High Yield Bonds Join The Party – FINALLY!

Until the last few weeks, I had been complaining about high yield’s lack of enthusiasm off the June lows. The sector had looked like death. I am sure part my bemoaning was that the fact that we have been legging into the high yield sector since June to get fully fully invested.

Below I show you two different ways to view junk bonds, through an ETF and a mutual fund, let me also say that because these bonds pay high interest rates to compensate for the credit risk in owning, looking at just a price chart doesn’t tell the whole picture.
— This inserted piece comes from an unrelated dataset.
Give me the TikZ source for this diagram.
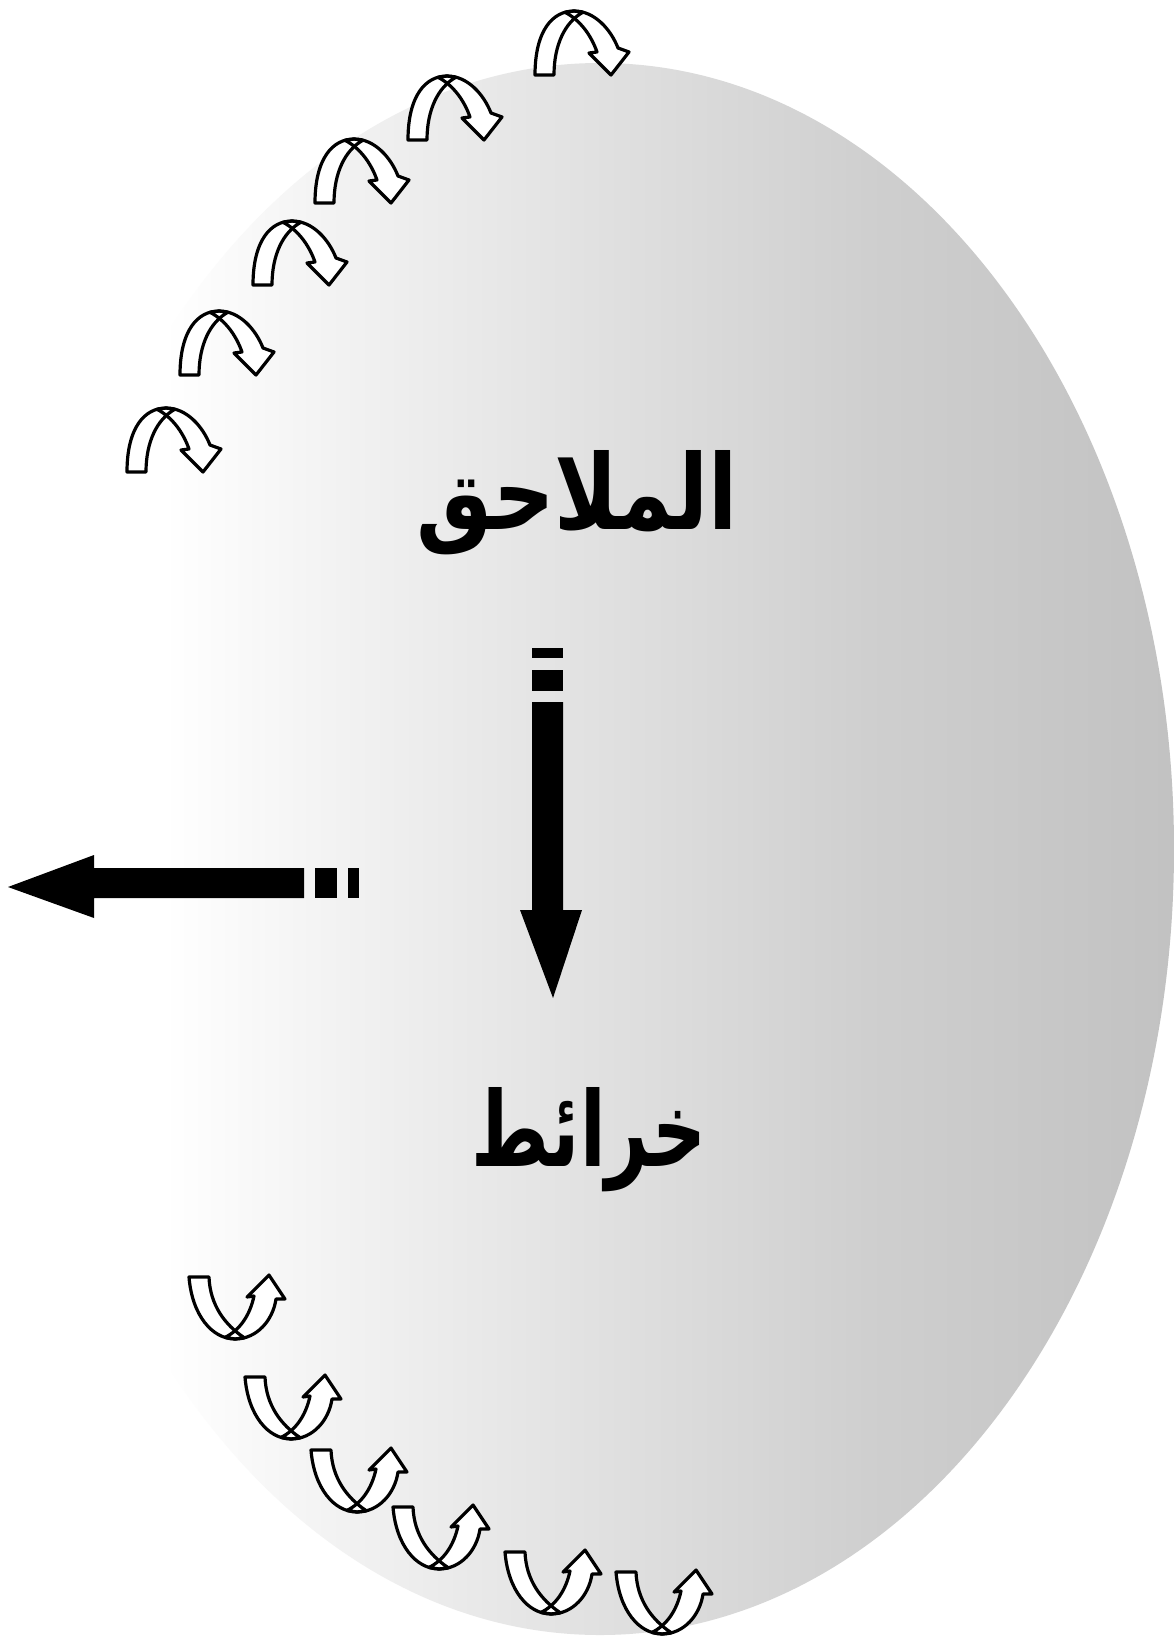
\documentclass[tikz,border=0pt]{standalone}
\usepackage{fontspec}
\newfontfamily\arabicfont[Script=Arabic]{DejaVu Sans}
\TeXXeTstate=1
\pgfdeclarehorizontalshading{fadegray}{100bp}{color(0bp)=(white); color(25bp)=(white); color(31bp)=(white); color(37bp)=(black!4); color(50bp)=(black!12); color(62bp)=(black!19); color(75bp)=(black!24); color(100bp)=(black!24)}
\begin{document}
\begin{tikzpicture}[x=0.5pt,y=-0.5pt,
  outl/.style={draw=black,line width=1.6pt,line join=round},
  ribbon/.style={fill=white},
  label/.style={font=\arabicfont\bfseries\fontsize{52}{60}\selectfont, inner sep=0pt},
  toparrow/.pic={
    \path[ribbon] (30,2.3) -- (39,1) .. controls (60,1) and (76,20) .. (83,38) -- (94,42) -- (76,65) -- (54,43) -- (62,42) .. controls (56,25) and (45,10) .. (30,2.3) -- cycle;
    \path[ribbon] (0,65) .. controls (0,20) and (18,1) .. (39,1) -- (48,2.2) .. controls (30,12) and (19,35) .. (19,65) -- cycle;
    \path[outl] (30,2.3) -- (39,1) .. controls (60,1) and (76,20) .. (83,38) -- (94,42) -- (76,65) -- (54,43) -- (62,42) .. controls (56,25) and (45,10) .. (30,2.3) -- cycle;
    \path[outl] (0,65) .. controls (0,20) and (18,1) .. (39,1) -- (48,2.2) .. controls (30,12) and (19,35) .. (19,65) -- cycle;
  },
  botarrow/.pic={
    \path[ribbon] (36,62.4) -- (46,64) .. controls (68,64) and (84,45) .. (87,24) -- (96,24) -- (80,0) -- (58,22) -- (65,21) .. controls (61,40) and (51,55) .. (36,62.4) -- cycle;
    \path[ribbon] (0,2) .. controls (3,40) and (23,64) .. (46,64) -- (55.4,62.8) .. controls (36,50) and (21,30) .. (20,2) -- cycle;
    \path[outl] (36,62.4) -- (46,64) .. controls (68,64) and (84,45) .. (87,24) -- (96,24) -- (80,0) -- (58,22) -- (65,21) .. controls (61,40) and (51,55) .. (36,62.4) -- cycle;
    \path[outl] (0,2) .. controls (3,40) and (23,64) .. (46,64) -- (55.4,62.8) .. controls (36,50) and (21,30) .. (20,2) -- cycle;
  }]
\useasboundingbox (0,0) rectangle (1175,1643);
\fill[white] (0,0) rectangle (1175,1643);
% shaded half-disc
\shade[shading=fadegray] (600,849) ellipse [x radius=574, y radius=786];
% curved arrows, top
\pic at (535,10) {toparrow};
\pic at (408,75) {toparrow};
\pic at (315,138) {toparrow};
\pic at (253,220) {toparrow};
\pic at (180,310) {toparrow};
\pic at (127,407) {toparrow};
% curved arrows, bottom
\pic at (189,1275) {botarrow};
\pic at (245,1375) {botarrow};
\pic at (311,1448) {botarrow};
\pic at (393,1505) {botarrow};
\pic at (505,1550) {botarrow};
\pic at (616,1570) {botarrow};
% labels
\node[label] (mulahiq) at (577,503) {\scalebox{0.82}[1]{\beginR الملاحق\endR}};
\node[label] (khara) at (589,1140) {\scalebox{0.72}[1]{\beginR خرائط\endR}};
% vertical arrow
\coordinate (vtail) at (547,648);
\coordinate (vtip) at (553,998);
\fill (532,648) rectangle (563,658);
\fill (532,670) rectangle (563,691);
\fill (532,702) -- (563,702) -- (563,910) -- (582,910) -- (vtip) -- (520,910) -- (532,910) -- cycle;
% horizontal arrow
\coordinate (htip) at (8,887);
\fill (htip) -- (94,855) -- (94,868) -- (304,868) -- (304,898) -- (94,898) -- (94,918) -- cycle;
\fill (315,868) rectangle (337,898);
\fill (348,868) rectangle (359,898);
\end{tikzpicture}
\end{document}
I would rather look at a total return chart which includes price gains/losses and interest.

In general, JNK in the first chart is more volatile and less linear than a plain vanilla mutual fund like PIMCO. But they both tell an accurate story. And that story has been one of strength over the past few weeks. Long time readers know that junk bonds are one of my favorite canaries in the coal mine for the markets as they are among the most sensitive to the tiniest ripples in the liquidity stream.

But they are not perfect and offered the single worst false sign in my 32 years in the business during the second half of May. That one hurt. High yield behaves better today but it’s till too early to say if the ultimate bottom is in for one of those multi-year runs. For the past few months I have said with high conviction that a double digit opportunity is coming this year.

 

On Monday we bought some preferred stock funds and more high yield. We sold FAS and some levered NDX. On Tuesday we bought more levered NDX. We sold levered inverse S&P 500, NUGT and some FUTY.